For affordable housing developers, prevailing wage rules often turn this challenge into an even larger burden. Mandates can raise labor costs by as much as 40 percent, making it difficult to pencil projects that already rely on thin margins and layered financing. Even when government programs provide subsidies or incentives, the gap between costs and feasible rents often requires developers to stretch creativity to make deals viable.
On market-rate and commercial projects, labor costs still eat away at budgets. Delays caused by a lack of available crews can further exacerbate costs, pushing schedules out and raising carrying expenses. Developers are left with few options other than to plan more conservatively and build contingencies into budgets.
The Squeeze on Margins
The combined effect of higher material and labor costs is clear: margins are under pressure. Developers must navigate tighter spreads between project costs and achievable rents or sale prices. In some markets, rising interest rates have layered on additional financing strain, leaving little room for error.
When costs escalate mid-project, developers are forced into difficult decisions. Some attempt to pass costs onto tenants through higher rents, but in markets where affordability is already stretched, this can be unrealistic. Others cut back on finishes or amenities, but this risks impacting the competitiveness of the property once it is delivered. A number of projects have even been shelved entirely because pro formas no longer make sense under current conditions.
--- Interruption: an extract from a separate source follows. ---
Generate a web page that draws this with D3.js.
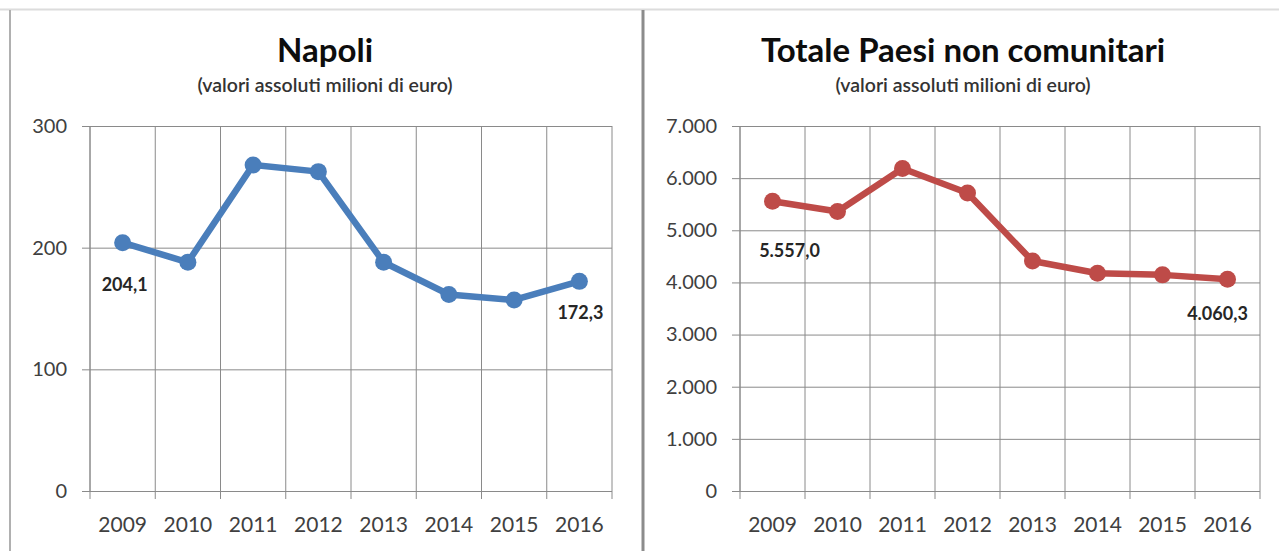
<!DOCTYPE html>
<html>
<head>
<meta charset="utf-8">
<script src="https://cdn.jsdelivr.net/npm/d3@7"></script>
<style>
  body { margin: 0; background: #fff; }
  text { font-family: Lato, "Open Sans", sans-serif; }
</style>
</head>
<body>
<svg id="chart"></svg>
<script>
var years = ["2009", "2010", "2011", "2012", "2013", "2014", "2015", "2016"]

var napoli = [204.1, 188, 268, 262.5, 188, 161.5, 157, 172.3]
var napoliTicks = [0, 100, 200, 300]

var extraUe = [5557.0, 5360, 6185, 5715, 4410, 4175, 4145, 4060.3]
var extraUeTicks = [0, 1000, 2000, 3000, 4000, 5000, 6000, 7000]

var subtitle = "(valori assoluti milioni di euro)"

var itFormat = d3.formatLocale({decimal: ",", thousands: ".", grouping: [3], currency: ["€", ""]})

var width = 1279
var height = 551

var svg = d3.select("#chart")
	.attr("width", width)
	.attr("height", height)
	.attr("viewBox", [0, 0, width, height])

// frame lines of the two excel charts
svg.append("line").attr("x1", 0).attr("x2", width).attr("y1", 9.5).attr("y2", 9.5)
	.attr("stroke", "#dcdcdc").attr("stroke-width", 2)
svg.append("line").attr("x1", 10).attr("x2", 10).attr("y1", 10).attr("y2", height)
	.attr("stroke", "#b0b0b0").attr("stroke-width", 2)
svg.append("line").attr("x1", 643).attr("x2", 643).attr("y1", 10).attr("y2", height)
	.attr("stroke", "#8c8c8c").attr("stroke-width", 3)

function draw_panel(opts) {
	var margin = opts.margin

	var x = d3.scaleBand()
		.domain(years)
		.range([margin.left, margin.right])

	var y = d3.scaleLinear()
		.domain([0, opts.max])
		.range([margin.bottom, margin.top])

	var g = svg.append("g")

	// title + subtitle
	g.append("text")
		.attr("x", opts.cx).attr("y", 62)
		.attr("text-anchor", "middle")
		.attr("font-size", 33).attr("font-weight", "bold")
		.attr("fill", "#0d0d0d")
		.text(opts.title)
	g.append("text")
		.attr("x", opts.cx).attr("y", 92)
		.attr("text-anchor", "middle")
		.attr("font-size", 19.5).attr("font-weight", 600)
		.attr("fill", "#333")
		.text(subtitle)

	// horizontal grid
	g.append("g")
		.attr("transform", `translate(${margin.left},0)`)
		.call(d3.axisLeft(y).tickValues(opts.ticks).tickSize(8).tickFormat(opts.fmt))
		.call(a => a.select(".domain").remove())
		.call(a => a.selectAll(".tick line").clone()
			.attr("x2", margin.right - margin.left)
			.attr("stroke", "#8a8a8a"))
		.call(a => a.selectAll(".tick line").attr("stroke", "#8a8a8a"))
		.call(a => a.selectAll(".tick text")
			.attr("x", -23)
			.attr("font-size", 20)
			.attr("fill", "#404040"))

	// vertical grid at category borders
	var edges = years.map(d => x(d)).concat([margin.right])
	g.append("g").selectAll("line")
		.data(edges)
		.join("line")
		.attr("x1", d => d).attr("x2", d => d)
		.attr("y1", margin.top).attr("y2", margin.bottom + 8)
		.attr("stroke", "#8a8a8a")

	// left axis line
	g.append("line")
		.attr("x1", margin.left).attr("x2", margin.left)
		.attr("y1", margin.top).attr("y2", margin.bottom)
		.attr("stroke", "#8a8a8a")

	// category labels
	g.append("g")
		.attr("transform", `translate(0,${margin.bottom})`)
		.call(d3.axisBottom(x).tickSize(0).tickPadding(26))
		.call(a => a.select(".domain").remove())
		.call(a => a.selectAll(".tick text")
			.attr("font-size", 21)
			.attr("fill", "#404040"))

	var cx = d => x(d) + x.bandwidth() / 2

	var line = d3.line()
		.x((d, i) => cx(years[i]))
		.y(d => y(d))

	g.append("path")
		.attr("fill", "none")
		.attr("stroke", opts.color)
		.attr("stroke-width", 6.5)
		.attr("stroke-linejoin", "round")
		.attr("d", line(opts.values))

	g.append("g").selectAll("circle")
		.data(opts.values)
		.join("circle")
		.attr("cx", (d, i) => cx(years[i]))
		.attr("cy", d => y(d))
		.attr("r", 8.5)
		.attr("fill", opts.color)

	// data labels on first and last point
	var last = opts.values.length - 1
	;[0, last].forEach(i => {
		g.append("text")
			.attr("x", cx(years[i]) + opts.labelDx[i === 0 ? 0 : 1])
			.attr("y", y(opts.values[i]) + opts.labelDy[i === 0 ? 0 : 1])
			.attr("text-anchor", "middle")
			.attr("font-size", 18).attr("font-weight", "bold")
			.attr("fill", "#262626")
			.text(itFormat.format(",.1f")(opts.values[i]))
	})
}

draw_panel({
	title: "Napoli",
	cx: 325,
	margin: {left: 90, right: 612, top: 126, bottom: 491},
	max: 300,
	ticks: napoliTicks,
	fmt: d => d,
	values: napoli,
	color: "#4a7ebb",
	labelDx: [2, 1],
	labelDy: [48, 38]
})

draw_panel({
	title: "Totale Paesi non comunitari",
	cx: 963,
	margin: {left: 740, right: 1260, top: 126, bottom: 491},
	max: 7000,
	ticks: extraUeTicks,
	fmt: itFormat.format(",.0f"),
	values: extraUe,
	color: "#be4b48",
	labelDx: [17, -10],
	labelDy: [56, 41]
})
</script>
</body>
</html>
Strategies Developers Are Using
Despite the challenges, developers are finding ways to adapt. A few approaches stand out:
- Early Procurement: Locking in material prices earlier in the process to avoid exposure to swings. This requires strong upfront capital planning but can save significant costs over the life of the project.
- Value Engineering: Working with architects and contractors to identify alternative materials, systems, or methods that reduce costs without sacrificing quality.
- Phased Construction: Breaking larger projects into phases can sometimes help manage costs, although it may extend overall timelines.
- Strategic Partnerships: Aligning with contractors, suppliers, and financial partners who understand the challenges of the current environment can create more flexibility when unexpected changes arise.
- Creative Financing: Some developers are turning to private lenders or joint venture partners who are more willing to accommodate fluctuating costs than traditional banks.
Affordable Housing Pressures
Affordable housing deserves particular attention in this conversation. Developers in this space already juggle complex capital stacks involving tax credits, subsidies, and grants. When construction costs spike, the financing puzzle becomes even more difficult to solve. Prevailing wage requirements add another layer of cost that can stretch projects to the breaking point.
Yet, the demand for affordable housing has never been higher. Communities are looking to developers to deliver solutions, and governments are eager to support them. This creates an environment where collaboration is essential. Developers who can bring strong relationships with financing partners and who understand how to structure deals creatively are best positioned to succeed, even with costs working against them.
Looking Ahead
While there is no clear sign that construction costs will decline dramatically in the near future, developers have shown resilience time and again. Cycles shift, supply chains adapt, and labor markets evolve. In the meantime, careful planning and strong partnerships remain the most effective tools for managing uncertainty.
Developers who approach projects with discipline, flexibility, and a willingness to explore unconventional solutions will be best positioned to protect margins. It may require tougher negotiations, deeper diligence on budgets, and closer collaboration with lenders, but those who adapt stand to emerge stronger.
Conclusion
Rising construction and material costs are one of the defining challenges for commercial real estate developers today. From tariffs that drive steel and lumber prices higher to wage pressures that stretch budgets, the squeeze on margins is real. Yet, with careful planning and the right partnerships, these challenges can be managed. Developers who stay proactive, adaptable, and strategic will not only navigate the current environment but also be prepared for the opportunities that lie ahead when conditions improve.